## RAW DATA

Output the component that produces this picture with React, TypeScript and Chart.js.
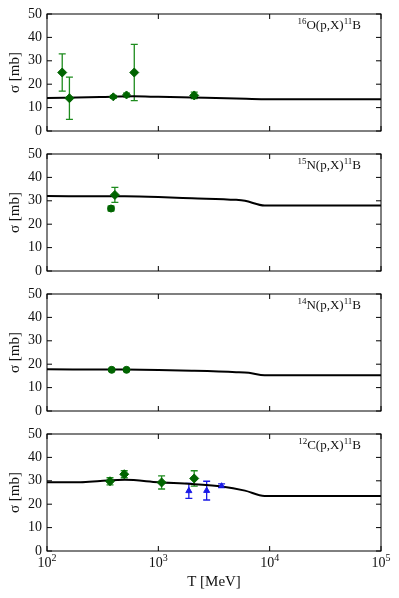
import React, { useEffect, useRef } from "react";
import { Chart, registerables } from "chart.js";
Chart.register(...registerables);

const FONT = "'Liberation Serif', 'DejaVu Serif', serif";

// axes
const xTickValues = [100, 1000, 10000, 100000];
const xTickExponents = ["2", "3", "4", "5"];
const yTickValues = [0, 10, 20, 30, 40, 50];

// reaction labels
const massNumbers = ["16", "15", "14", "12"];
const targets = ["O", "N", "N", "C"];

// model curves (T in MeV, sigma in mb)
const o16CurveT = [100, 300, 600, 1000, 2000, 5000, 9000, 100000];
const o16CurveS = [14.1, 14.5, 14.8, 14.6, 14.3, 13.9, 13.6, 13.6];
const n15CurveT = [100, 500, 1000, 2000, 5000, 6000, 9000, 100000];
const n15CurveS = [32.0, 31.9, 31.6, 31.1, 30.4, 30.0, 28.0, 28.0];
const n14CurveT = [100, 500, 1000, 2000, 5000, 6500, 9000, 100000];
const n14CurveS = [17.8, 17.7, 17.5, 17.2, 16.6, 16.3, 15.3, 15.3];
const c12CurveT = [100, 200, 300, 500, 1000, 2000, 3700, 6000, 9000, 100000];
const c12CurveS = [29.4, 29.4, 29.9, 30.4, 29.4, 28.6, 27.6, 25.8, 23.5, 23.5];

// experimental data (green)
const o16ExpT = [137, 159, 394, 518, 608, 2100];
const o16ExpS = [25, 14, 14.6, 15.4, 25, 15.2];
const o16ExpE = [8, 9, 0.6, 0.8, 12, 1.4];
const n15ExpT = [376, 407];
const n15ExpS = [26.7, 32.5];
const n15ExpE = [1.0, 3.2];
const n14ExpT = [381, 518];
const n14ExpS = [17.6, 17.6];
const n14ExpE = [0.4, 0.4];
const c12ExpT = [368, 494, 1070, 2100];
const c12ExpS = [29.8, 32.8, 29.3, 31.0];
const c12ExpE = [1.5, 1.5, 2.8, 3.3];
// experimental data (blue)
const c12Exp2T = [1880, 2717, 3700];
const c12Exp2S = [25.7, 25.8, 27.9];
const c12Exp2E = [3.2, 4.0, 0.8];

const GREEN_FILL = "#006400";
const GREEN_ERR = "#1e8c1e";
const BLUE = "#1a1ae6";

type Exp = { T: number[]; S: number[]; E: number[]; fill: string; err: string; style: string[]; radius: number[] };
type PanelDef = { curveT: number[]; curveS: number[]; exps: Exp[] };

const panels: PanelDef[] = [
  {
    curveT: o16CurveT, curveS: o16CurveS,
    exps: [{ T: o16ExpT, S: o16ExpS, E: o16ExpE, fill: GREEN_FILL, err: GREEN_ERR,
      style: ["rectRot", "rectRot", "rectRot", "rectRot", "rectRot", "rectRot"], radius: [4.5, 4.5, 4, 4, 4.5, 4.5] }],
  },
  {
    curveT: n15CurveT, curveS: n15CurveS,
    exps: [{ T: n15ExpT, S: n15ExpS, E: n15ExpE, fill: GREEN_FILL, err: GREEN_ERR,
      style: ["circle", "rectRot"], radius: [3.5, 4.5] }],
  },
  {
    curveT: n14CurveT, curveS: n14CurveS,
    exps: [{ T: n14ExpT, S: n14ExpS, E: n14ExpE, fill: GREEN_FILL, err: GREEN_ERR,
      style: ["circle", "circle"], radius: [3.5, 3.5] }],
  },
  {
    curveT: c12CurveT, curveS: c12CurveS,
    exps: [
      { T: c12ExpT, S: c12ExpS, E: c12ExpE, fill: GREEN_FILL, err: GREEN_ERR,
        style: ["rectRot", "rectRot", "rectRot", "rectRot"], radius: [4.5, 4.5, 4.5, 4.5] },
      { T: c12Exp2T, S: c12Exp2S, E: c12Exp2E, fill: BLUE, err: BLUE,
        style: ["triangle", "triangle", "triangle"], radius: [3.5, 3.5, 3] },
    ],
  },
];

function drawRich(ctx: CanvasRenderingContext2D, parts: [string, boolean][], x: number, y: number,
  align: "left" | "center" | "right", base: number, sup: number, raise: number) {
  const widths = parts.map(([t, s]) => {
    ctx.font = `${s ? sup : base}px ${FONT}`;
    return ctx.measureText(t).width;
  });
  const total = widths.reduce((a, b) => a + b, 0);
  let cx = align === "right" ? x - total : align === "center" ? x - total / 2 : x;
  ctx.textAlign = "left";
  ctx.textBaseline = "alphabetic";
  parts.forEach(([t, s], i) => {
    ctx.font = `${s ? sup : base}px ${FONT}`;
    ctx.fillText(t, cx, s ? y - raise : y);
    cx += widths[i];
  });
}

const errorBarPlugin = {
  id: "errbars",
  beforeDatasetsDraw(chart: any) {
    const { ctx } = chart;
    const xs = chart.scales.x, ys = chart.scales.y;
    chart.data.datasets.forEach((ds: any) => {
      if (!ds.errors) return;
      ctx.save();
      ctx.strokeStyle = ds.errColor;
      ctx.lineWidth = 1.3;
      ds.data.forEach((p: any, i: number) => {
        const px = xs.getPixelForValue(p.x);
        const yt = ys.getPixelForValue(p.y + ds.errors[i]);
        const yb = ys.getPixelForValue(p.y - ds.errors[i]);
        ctx.beginPath();
        ctx.moveTo(px, yt); ctx.lineTo(px, yb);
        ctx.moveTo(px - 3.5, yt); ctx.lineTo(px + 3.5, yt);
        ctx.moveTo(px - 3.5, yb); ctx.lineTo(px + 3.5, yb);
        ctx.stroke();
      });
      ctx.restore();
    });
  },
};

function makeFramePlugin(idx: number, bottom: boolean) {
  return {
    id: "frame" + idx,
    afterDraw(chart: any) {
      const { ctx, chartArea } = chart;
      const { left, right, top, bottom: bot } = chartArea;
      const xs = chart.scales.x, ys = chart.scales.y;
      ctx.save();
      ctx.strokeStyle = "#000";
      ctx.lineWidth = 1;
      ctx.strokeRect(left, top, right - left, bot - top);
      ctx.beginPath();
      xTickValues.forEach((v) => {
        const px = xs.getPixelForValue(v);
        ctx.moveTo(px, bot); ctx.lineTo(px, bot - 5);
        ctx.moveTo(px, top); ctx.lineTo(px, top + 5);
      });
      yTickValues.forEach((v) => {
        const py = ys.getPixelForValue(v);
        ctx.moveTo(left, py); ctx.lineTo(left + 5, py);
        ctx.moveTo(right, py); ctx.lineTo(right - 5, py);
      });
      ctx.stroke();
      ctx.fillStyle = "#111";
      drawRich(ctx, [[massNumbers[idx], true], [targets[idx] + "(p,X)", false], ["11", true], ["B", false]],
        right - 20, top + 15, "right", 13, 9, 5);
      if (bottom) {
        xTickValues.forEach((v, i) => {
          const px = xs.getPixelForValue(v);
          drawRich(ctx, [["10", false], [xTickExponents[i], true]], px, bot + 16, "center", 14, 10, 6);
        });
      }
      ctx.restore();
    },
  };
}

function Panel({ idx, height, bottom }: { idx: number; height: number; bottom: boolean }) {
  const ref = useRef<HTMLCanvasElement>(null);
  useEffect(() => {
    const p = panels[idx];
    const datasets: any[] = p.exps.map((e) => ({
      type: "scatter",
      data: e.T.map((t, i) => ({ x: t, y: e.S[i] })),
      errors: e.E,
      errColor: e.err,
      pointStyle: e.style,
      pointRadius: e.radius,
      backgroundColor: e.fill,
      borderColor: e.fill,
      borderWidth: 1,
      order: 0,
    }));
    datasets.push({
      type: "line",
      data: p.curveT.map((t, i) => ({ x: t, y: p.curveS[i] })),
      borderColor: "#000",
      borderWidth: 2,
      pointRadius: 0,
      fill: false,
      cubicInterpolationMode: "monotone",
      order: 1,
    });
    const chart = new Chart(ref.current as HTMLCanvasElement, {
      type: "scatter",
      data: { datasets },
      options: {
        responsive: false,
        maintainAspectRatio: false,
        animation: false,
        devicePixelRatio: 1,
        events: [],
        layout: { padding: { top: 14, right: 18, bottom: 0, left: 0 } },
        plugins: { legend: { display: false }, tooltip: { enabled: false } },
        scales: {
          x: {
            type: "logarithmic",
            min: 100,
            max: 100000,
            display: true,
            grid: { display: false, drawTicks: false },
            border: { display: false },
            ticks: { display: false },
            afterBuildTicks: (s: any) => { s.ticks = xTickValues.map((v) => ({ value: v })); },
            afterFit: (s: any) => { s.height = bottom ? 47 : 9; s.paddingLeft = 0; s.paddingRight = 0; },
            title: { display: bottom, text: "T [MeV]", color: "#111", font: { family: FONT, size: 15 }, padding: { top: 0, bottom: 7 } },
          },
          y: {
            min: 0,
            max: 50,
            grid: { display: false, drawTicks: false },
            border: { display: false },
            afterBuildTicks: (s: any) => { s.ticks = yTickValues.map((v) => ({ value: v })); },
            ticks: { color: "#111", padding: 5, autoSkip: false, font: { family: FONT, size: 14 } },
            afterFit: (s: any) => { s.width = 47; s.paddingTop = 0; s.paddingBottom = 0; },
            title: { display: true, text: "σ [mb]", color: "#111", font: { family: FONT, size: 15 }, padding: { top: 6, bottom: 0 } },
          },
        } as any,
      },
      plugins: [errorBarPlugin, makeFramePlugin(idx, bottom)],
    } as any);
    return () => chart.destroy();
  }, [idx, height, bottom]);
  return (
    <canvas
      ref={ref}
      width={399}
      height={height}
      style={{ position: "absolute", left: 0, top: idx * 140, width: 399, height }}
    />
  );
}

export default function App() {
  return (
    <div style={{ position: "fixed", left: 0, top: 0, width: 399, height: 598, background: "#fff" }}>
      <Panel idx={0} height={140} bottom={false} />
      <Panel idx={1} height={140} bottom={false} />
      <Panel idx={2} height={140} bottom={false} />
      <Panel idx={3} height={178} bottom={true} />
    </div>
  );
}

## REQUIREMENTS
Extract, word for word, each line from the top of the data down to and including the line with "const yTickValues = [0, 10, 20, 30, 40, 50];"; skip the pictures.

## WRITTEN SOLUTION
Output the component that produces this picture with React, TypeScript and Chart.js.
import React, { useEffect, useRef } from "react";
import { Chart, registerables } from "chart.js";
Chart.register(...registerables);

const FONT = "'Liberation Serif', 'DejaVu Serif', serif";

// axes
const xTickValues = [100, 1000, 10000, 100000];
const xTickExponents = ["2", "3", "4", "5"];
const yTickValues = [0, 10, 20, 30, 40, 50];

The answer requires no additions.